* begin MATERIAL FOR THIS EXERCISE *

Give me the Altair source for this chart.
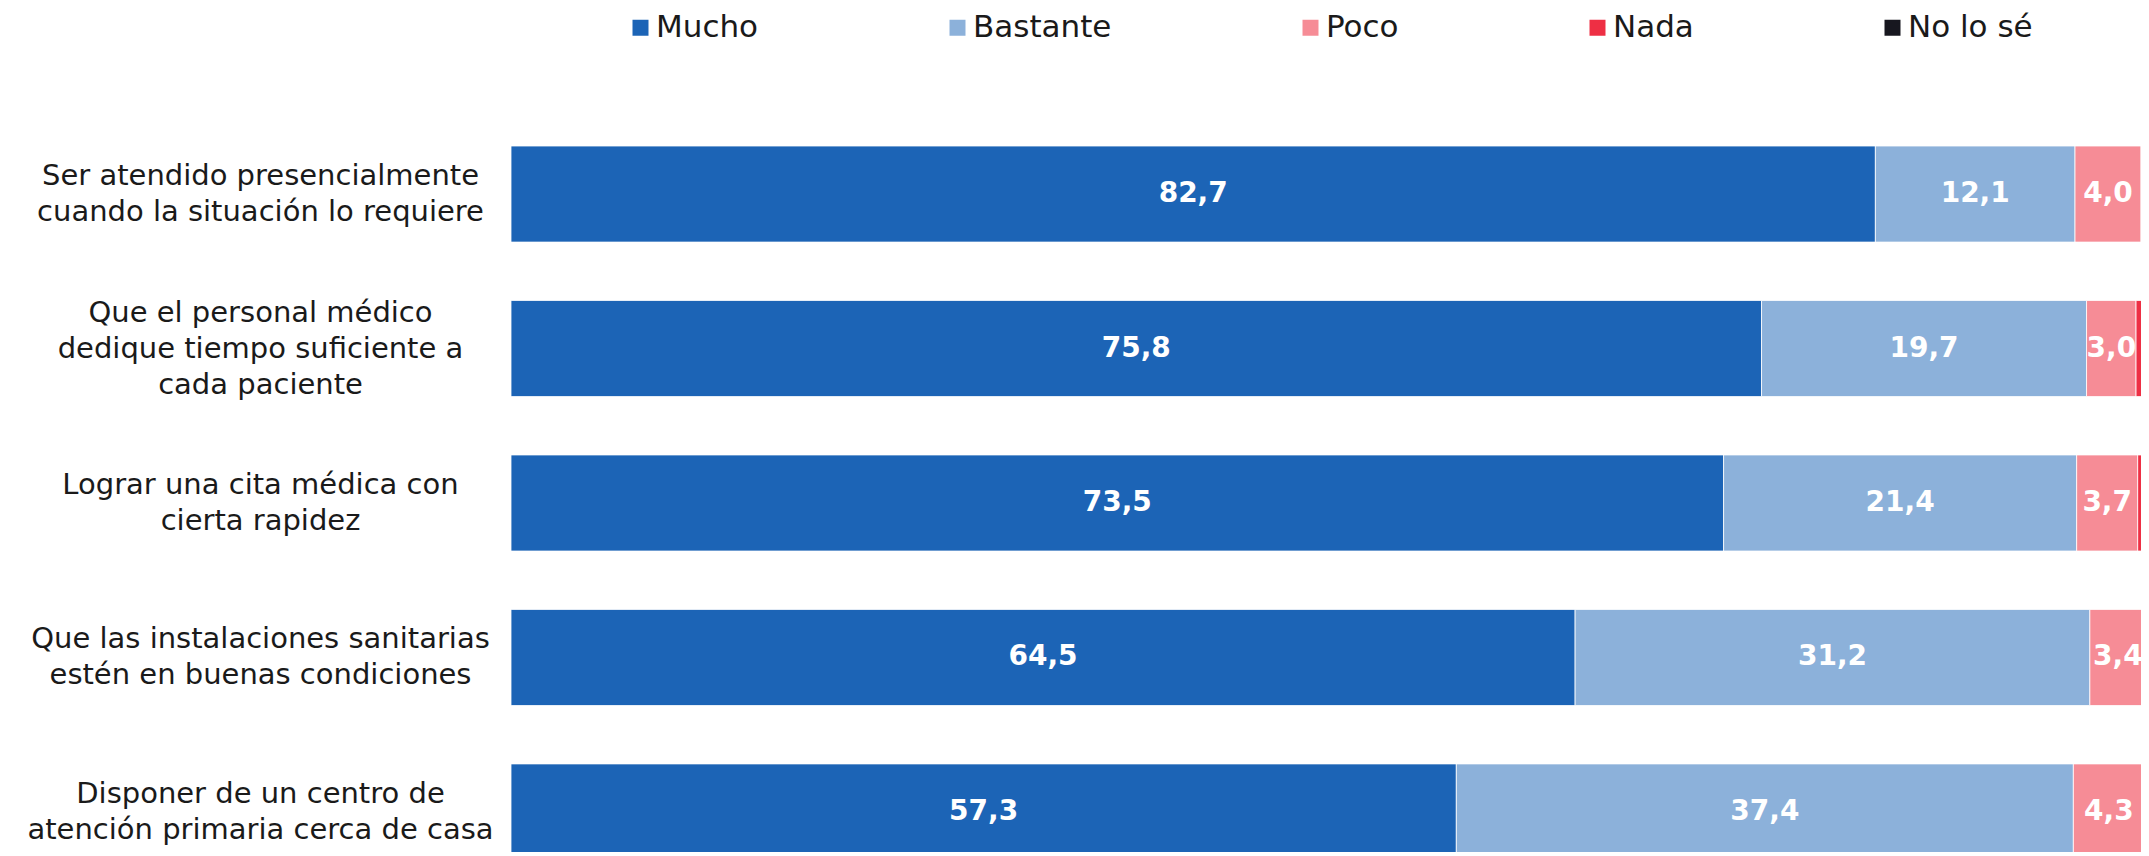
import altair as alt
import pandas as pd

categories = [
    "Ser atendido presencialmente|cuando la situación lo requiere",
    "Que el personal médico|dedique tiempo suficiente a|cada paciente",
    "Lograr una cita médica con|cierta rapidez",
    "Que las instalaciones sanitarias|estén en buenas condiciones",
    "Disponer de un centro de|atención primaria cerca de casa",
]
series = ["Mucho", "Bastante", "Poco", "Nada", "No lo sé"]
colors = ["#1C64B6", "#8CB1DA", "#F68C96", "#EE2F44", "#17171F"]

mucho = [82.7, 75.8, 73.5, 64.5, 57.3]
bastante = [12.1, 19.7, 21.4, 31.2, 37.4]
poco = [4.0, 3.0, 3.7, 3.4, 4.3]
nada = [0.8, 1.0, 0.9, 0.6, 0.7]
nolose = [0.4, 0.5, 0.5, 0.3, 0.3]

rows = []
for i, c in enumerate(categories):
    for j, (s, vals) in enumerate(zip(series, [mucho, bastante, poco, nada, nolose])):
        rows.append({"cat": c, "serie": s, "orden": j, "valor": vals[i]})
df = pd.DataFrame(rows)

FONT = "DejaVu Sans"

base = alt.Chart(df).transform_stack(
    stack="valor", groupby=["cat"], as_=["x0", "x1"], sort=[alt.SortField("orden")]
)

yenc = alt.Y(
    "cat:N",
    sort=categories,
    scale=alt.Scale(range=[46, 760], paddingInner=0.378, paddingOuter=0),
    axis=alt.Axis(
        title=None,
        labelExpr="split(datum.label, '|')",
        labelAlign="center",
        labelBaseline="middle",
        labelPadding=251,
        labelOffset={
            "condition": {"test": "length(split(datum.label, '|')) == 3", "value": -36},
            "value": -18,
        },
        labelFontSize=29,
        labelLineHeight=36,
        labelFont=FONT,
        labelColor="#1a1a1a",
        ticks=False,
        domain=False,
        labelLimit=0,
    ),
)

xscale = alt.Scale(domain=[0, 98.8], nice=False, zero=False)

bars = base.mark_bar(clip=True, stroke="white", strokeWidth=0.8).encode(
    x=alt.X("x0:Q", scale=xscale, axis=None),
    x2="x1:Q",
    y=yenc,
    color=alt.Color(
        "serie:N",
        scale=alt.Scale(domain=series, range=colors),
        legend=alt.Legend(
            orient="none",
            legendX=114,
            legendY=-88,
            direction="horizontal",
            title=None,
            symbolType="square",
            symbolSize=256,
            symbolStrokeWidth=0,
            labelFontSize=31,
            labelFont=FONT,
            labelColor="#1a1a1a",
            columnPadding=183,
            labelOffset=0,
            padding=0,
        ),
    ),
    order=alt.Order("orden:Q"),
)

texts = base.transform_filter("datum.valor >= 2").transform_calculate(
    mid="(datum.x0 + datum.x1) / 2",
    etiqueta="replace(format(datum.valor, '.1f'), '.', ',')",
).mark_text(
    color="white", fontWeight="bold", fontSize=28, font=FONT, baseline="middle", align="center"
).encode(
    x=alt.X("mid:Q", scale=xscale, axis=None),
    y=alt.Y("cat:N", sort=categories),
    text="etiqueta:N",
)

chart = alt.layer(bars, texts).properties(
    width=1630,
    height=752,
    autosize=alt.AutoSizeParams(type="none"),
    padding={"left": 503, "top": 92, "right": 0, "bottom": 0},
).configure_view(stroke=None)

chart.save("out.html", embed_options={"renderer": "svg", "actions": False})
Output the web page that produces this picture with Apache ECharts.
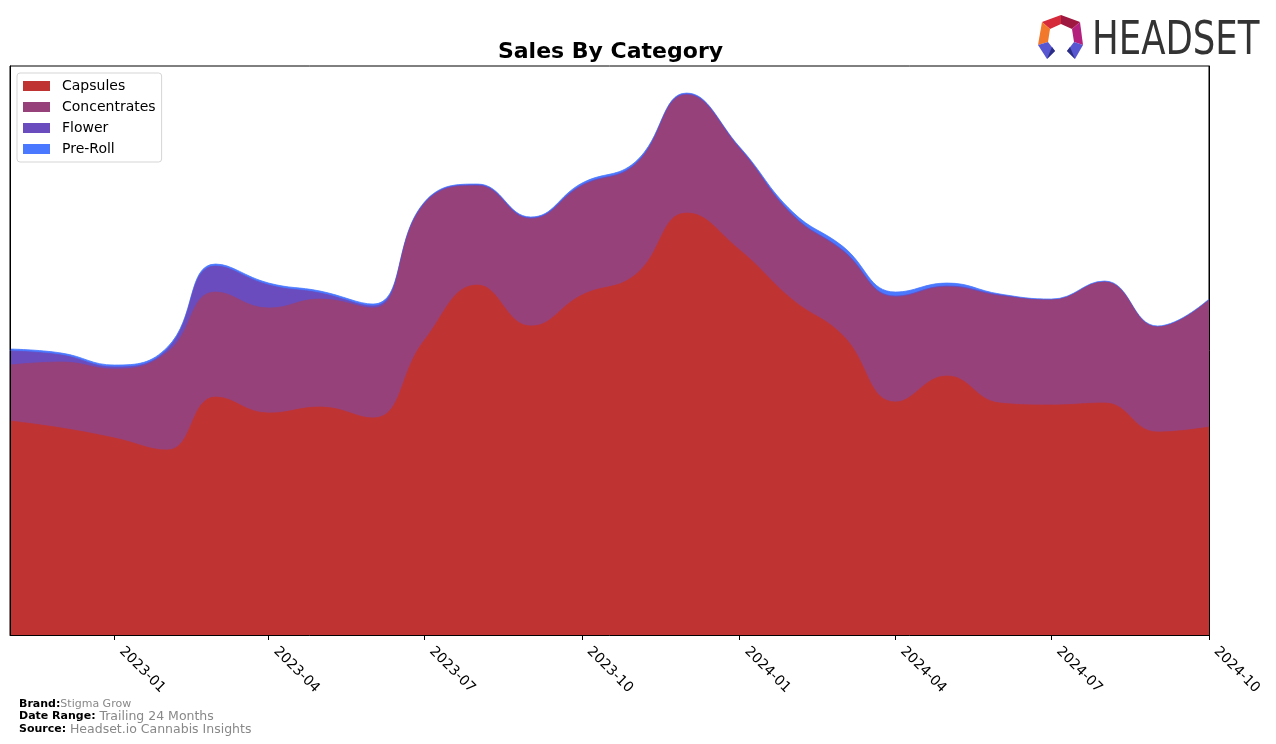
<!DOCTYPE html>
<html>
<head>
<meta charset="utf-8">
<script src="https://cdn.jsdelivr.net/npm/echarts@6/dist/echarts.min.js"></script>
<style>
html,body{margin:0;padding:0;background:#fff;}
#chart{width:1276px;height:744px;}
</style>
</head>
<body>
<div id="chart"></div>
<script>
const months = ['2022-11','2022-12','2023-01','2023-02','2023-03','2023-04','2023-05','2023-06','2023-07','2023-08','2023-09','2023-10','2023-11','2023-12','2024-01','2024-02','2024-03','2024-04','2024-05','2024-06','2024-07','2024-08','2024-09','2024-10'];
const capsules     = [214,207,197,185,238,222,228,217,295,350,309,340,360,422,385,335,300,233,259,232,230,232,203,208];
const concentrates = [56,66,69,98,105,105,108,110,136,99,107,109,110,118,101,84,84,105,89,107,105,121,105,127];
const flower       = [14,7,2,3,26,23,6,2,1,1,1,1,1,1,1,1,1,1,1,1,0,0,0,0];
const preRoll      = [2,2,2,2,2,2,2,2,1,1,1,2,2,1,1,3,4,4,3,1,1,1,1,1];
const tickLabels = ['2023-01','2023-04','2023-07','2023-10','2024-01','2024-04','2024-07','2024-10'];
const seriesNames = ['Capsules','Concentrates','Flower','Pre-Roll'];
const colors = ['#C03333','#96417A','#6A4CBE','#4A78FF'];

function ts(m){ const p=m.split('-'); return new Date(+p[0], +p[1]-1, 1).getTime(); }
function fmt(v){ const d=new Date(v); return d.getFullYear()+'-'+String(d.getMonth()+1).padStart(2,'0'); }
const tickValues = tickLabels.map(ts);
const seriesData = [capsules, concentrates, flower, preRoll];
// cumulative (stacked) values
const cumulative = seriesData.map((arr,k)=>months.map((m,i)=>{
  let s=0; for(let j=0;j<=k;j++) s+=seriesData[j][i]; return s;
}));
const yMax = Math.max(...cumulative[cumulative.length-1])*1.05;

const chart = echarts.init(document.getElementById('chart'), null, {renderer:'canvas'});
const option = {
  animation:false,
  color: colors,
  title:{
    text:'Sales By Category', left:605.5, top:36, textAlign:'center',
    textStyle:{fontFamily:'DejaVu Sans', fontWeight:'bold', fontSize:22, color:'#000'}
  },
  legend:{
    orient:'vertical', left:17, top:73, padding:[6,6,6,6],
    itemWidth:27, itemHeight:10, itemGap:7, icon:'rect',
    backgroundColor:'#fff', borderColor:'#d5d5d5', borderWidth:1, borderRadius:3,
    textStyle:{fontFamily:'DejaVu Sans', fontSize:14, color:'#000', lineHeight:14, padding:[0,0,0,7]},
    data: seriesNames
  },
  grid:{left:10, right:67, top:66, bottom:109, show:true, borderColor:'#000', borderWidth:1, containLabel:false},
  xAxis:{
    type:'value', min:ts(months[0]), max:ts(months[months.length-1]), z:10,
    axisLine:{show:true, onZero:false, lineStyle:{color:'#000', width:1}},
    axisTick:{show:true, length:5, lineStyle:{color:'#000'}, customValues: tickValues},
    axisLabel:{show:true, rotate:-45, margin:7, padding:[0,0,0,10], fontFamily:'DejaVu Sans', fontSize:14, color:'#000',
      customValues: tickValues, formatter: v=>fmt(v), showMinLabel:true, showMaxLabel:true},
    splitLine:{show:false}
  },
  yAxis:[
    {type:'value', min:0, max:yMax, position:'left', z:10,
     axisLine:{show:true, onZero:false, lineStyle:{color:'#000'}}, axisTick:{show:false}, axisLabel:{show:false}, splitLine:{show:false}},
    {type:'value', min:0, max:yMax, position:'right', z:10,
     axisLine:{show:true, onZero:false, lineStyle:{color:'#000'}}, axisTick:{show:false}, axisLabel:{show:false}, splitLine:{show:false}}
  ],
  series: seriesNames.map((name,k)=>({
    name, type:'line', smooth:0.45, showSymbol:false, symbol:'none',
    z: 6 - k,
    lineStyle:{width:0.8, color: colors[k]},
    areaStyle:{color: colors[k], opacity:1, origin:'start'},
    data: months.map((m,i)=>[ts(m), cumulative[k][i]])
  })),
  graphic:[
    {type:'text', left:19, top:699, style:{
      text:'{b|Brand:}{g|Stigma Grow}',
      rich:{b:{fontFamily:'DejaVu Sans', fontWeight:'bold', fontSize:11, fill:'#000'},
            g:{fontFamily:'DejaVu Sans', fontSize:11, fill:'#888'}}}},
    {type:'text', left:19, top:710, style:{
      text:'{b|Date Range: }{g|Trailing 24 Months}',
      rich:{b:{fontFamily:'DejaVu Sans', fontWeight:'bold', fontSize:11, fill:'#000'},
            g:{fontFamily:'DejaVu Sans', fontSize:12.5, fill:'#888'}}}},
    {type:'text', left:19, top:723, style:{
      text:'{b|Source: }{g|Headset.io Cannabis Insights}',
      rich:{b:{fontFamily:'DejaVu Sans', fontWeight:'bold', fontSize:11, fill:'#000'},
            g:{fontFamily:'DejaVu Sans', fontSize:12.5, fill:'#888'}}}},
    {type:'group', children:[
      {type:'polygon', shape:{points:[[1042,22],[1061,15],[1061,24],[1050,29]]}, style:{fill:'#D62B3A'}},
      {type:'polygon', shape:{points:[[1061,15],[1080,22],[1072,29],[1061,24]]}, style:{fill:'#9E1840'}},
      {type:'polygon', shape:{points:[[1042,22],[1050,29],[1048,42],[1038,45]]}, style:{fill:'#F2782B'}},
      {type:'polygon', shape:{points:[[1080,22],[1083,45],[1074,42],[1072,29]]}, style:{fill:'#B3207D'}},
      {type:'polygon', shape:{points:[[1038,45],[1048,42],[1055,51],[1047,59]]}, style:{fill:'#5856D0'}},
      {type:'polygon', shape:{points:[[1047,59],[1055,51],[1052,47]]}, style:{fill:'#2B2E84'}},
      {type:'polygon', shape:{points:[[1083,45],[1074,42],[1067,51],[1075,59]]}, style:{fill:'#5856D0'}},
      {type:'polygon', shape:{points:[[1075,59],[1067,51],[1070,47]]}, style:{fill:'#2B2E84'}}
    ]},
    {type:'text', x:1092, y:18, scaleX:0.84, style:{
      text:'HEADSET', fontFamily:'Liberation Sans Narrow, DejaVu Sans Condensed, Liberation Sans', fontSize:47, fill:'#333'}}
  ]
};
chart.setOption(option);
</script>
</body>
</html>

* end MATERIAL FOR THIS EXERCISE *

GIVEN EXERCISE: Repeat exactly and only the lines from the start of the data above through the line that holds "xscale = alt.Scale(domain=[0, 98.8], nice=False, zero=False)", inclusive. Pictures do not belong in the copy.

THE REPLY:
Give me the Altair source for this chart.
import altair as alt
import pandas as pd

categories = [
    "Ser atendido presencialmente|cuando la situación lo requiere",
    "Que el personal médico|dedique tiempo suficiente a|cada paciente",
    "Lograr una cita médica con|cierta rapidez",
    "Que las instalaciones sanitarias|estén en buenas condiciones",
    "Disponer de un centro de|atención primaria cerca de casa",
]
series = ["Mucho", "Bastante", "Poco", "Nada", "No lo sé"]
colors = ["#1C64B6", "#8CB1DA", "#F68C96", "#EE2F44", "#17171F"]

mucho = [82.7, 75.8, 73.5, 64.5, 57.3]
bastante = [12.1, 19.7, 21.4, 31.2, 37.4]
poco = [4.0, 3.0, 3.7, 3.4, 4.3]
nada = [0.8, 1.0, 0.9, 0.6, 0.7]
nolose = [0.4, 0.5, 0.5, 0.3, 0.3]

rows = []
for i, c in enumerate(categories):
    for j, (s, vals) in enumerate(zip(series, [mucho, bastante, poco, nada, nolose])):
        rows.append({"cat": c, "serie": s, "orden": j, "valor": vals[i]})
df = pd.DataFrame(rows)

FONT = "DejaVu Sans"

base = alt.Chart(df).transform_stack(
    stack="valor", groupby=["cat"], as_=["x0", "x1"], sort=[alt.SortField("orden")]
)

yenc = alt.Y(
    "cat:N",
    sort=categories,
    scale=alt.Scale(range=[46, 760], paddingInner=0.378, paddingOuter=0),
    axis=alt.Axis(
        title=None,
        labelExpr="split(datum.label, '|')",
        labelAlign="center",
        labelBaseline="middle",
        labelPadding=251,
        labelOffset={
            "condition": {"test": "length(split(datum.label, '|')) == 3", "value": -36},
            "value": -18,
        },
        labelFontSize=29,
        labelLineHeight=36,
        labelFont=FONT,
        labelColor="#1a1a1a",
        ticks=False,
        domain=False,
        labelLimit=0,
    ),
)

xscale = alt.Scale(domain=[0, 98.8], nice=False, zero=False)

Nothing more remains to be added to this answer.